Do MFA e da sua estrutura já ninguém falava. Era coisa do passado. Mesmo a cidade estava a ficar deserta. O policiamento era feito em veículos militares com forças mistas do exército português e militares da FRELIMO. O comércio fechava portas para não mais as abrir. Os donos das lojas, desejosos de realizar dinheiro, vendiam os produtos a preços baixíssimos e foi deste modo que, por conselho do meu amigo e camarada Mário Cotovio, chefe da contabilidade da Base Aérea n.º 10, comprei uma excelente máquina fotográfica com todos os acessórios imagináveis e uma máquina de cozinha Kenwood.
Na emissora do Aero Clube da Beira resistiam alguns dos locutores europeus e alguns técnicos. O programa ao qual me encontrava ligado mantinha-se no ar com alguma esperança, mas sem certezas quanto ao futuro.
Os restaurantes estavam abertos e, à noite, nos mais caros e mais sofisticados, onde jantava com o Cotovio ‒ a messe de oficiais deixara de servir refeições ‒ verifiquei que a clientela havia mudado em absoluto: já não eram os europeus endinheirados, mas casais africanos com excelente aspecto ‒ elas usavam lindas capulanas tradicionais ‒, que jamais vira na cidade. Ainda hoje é para mim um mistério como, de repente, surgiu essa abastada classe média africana; não me pareceu que tivesse vindo do exílio ou fosse constituída por quadros da FRELIMO.
As missões de guerra do BCP-31 tinham acabado. Estava-se a desmantelar o que havia de recolher a Portugal e em prevenção para qualquer eventualidade. A vida na unidade fazia-se a outro ritmo.
Comecei a preparar tudo para a desactivação. Foi um trabalho interessante e único, feito de maneira bem diferente do que havia executado em Nova Freixo. Aqui tudo foi ponderado com muita mais calma. Além disso, estávamos no começo de um novo ano civil que seria interrompido, do ponto de vista logístico, no final do mês de Maio. Havia que preparar a marcha da única companhia operacional para Lourenço Marques onde faria a honras militares ao arrear da bandeira de Portugal. Iam ficar na capital mais de dez dias sem qualquer tipo de apoio. Ainda sugeri ao comandante a possibilidade de os acompanhar com mais dois sargentos para suprirmos aspectos logísticos de última hora. Recusou, pois só atrapalharíamos.

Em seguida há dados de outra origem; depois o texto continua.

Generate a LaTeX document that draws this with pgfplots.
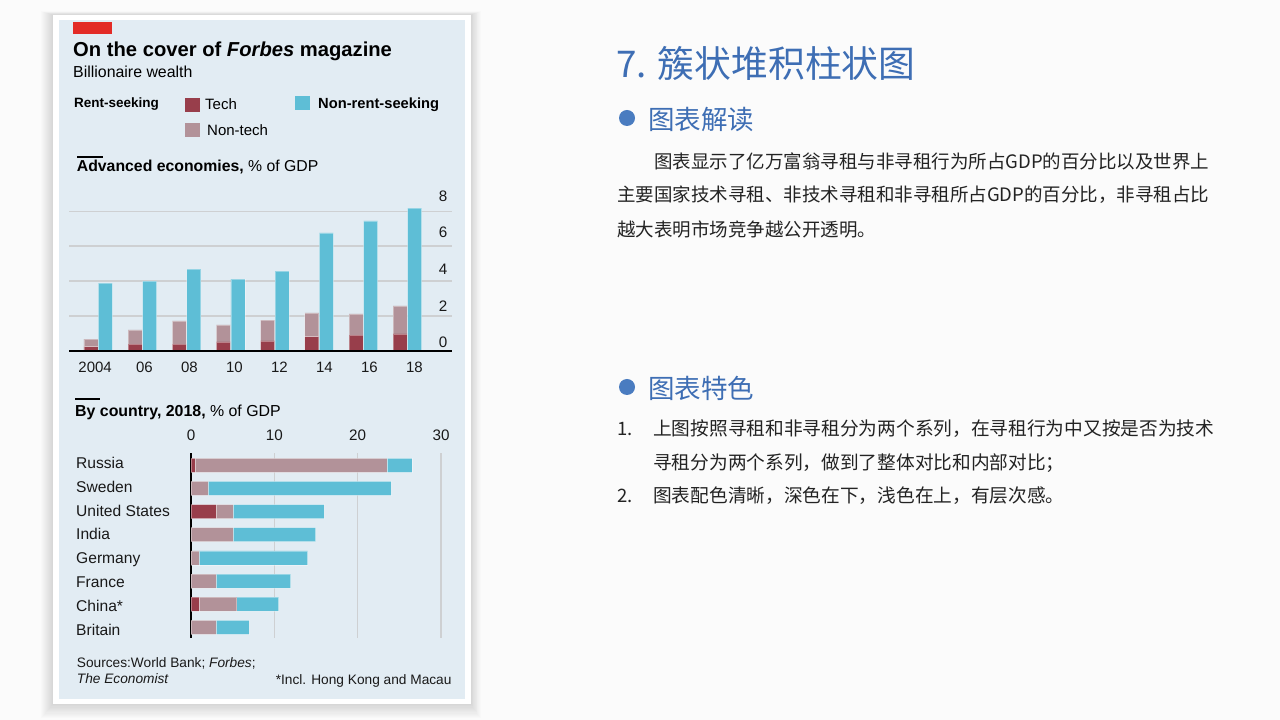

Combinei com o capitão Cotovio o dia em que ambos deveríamos regressar a Portugal, fazendo, deste modo, a paragem administrativa tanto no batalhão como na base. Mandei à frente o sargento Belarmino para recepcionar as caixas com documentos e livros de contabilidade e balanços de material e fardamento, que deveriam seguir para a Base Aérea n.º 1 e de lá para a unidade que nos fosse destinada para proceder aos trabalhos finais de liquidação.
De Fevereiro a Abril de 1975 foi um tempo de azáfama. Ainda requisitei um helicóptero para o tesoureiro ir liquidar a conta de pão, que ficara por pagar em Inhaminga, mas a aeronave foi recebida pela FRELIMO com tiros de arma automática e o piloto resolveu regressar. Foi o único calote que o batalhão deixou em Moçambique.
Recordo, com saudade, esses derradeiros meses de trabalho numa unidade que, sendo a mesma onde havia chegado há um ano, era muito diferente… São as pessoas que fazem os ambientes, não há dúvida.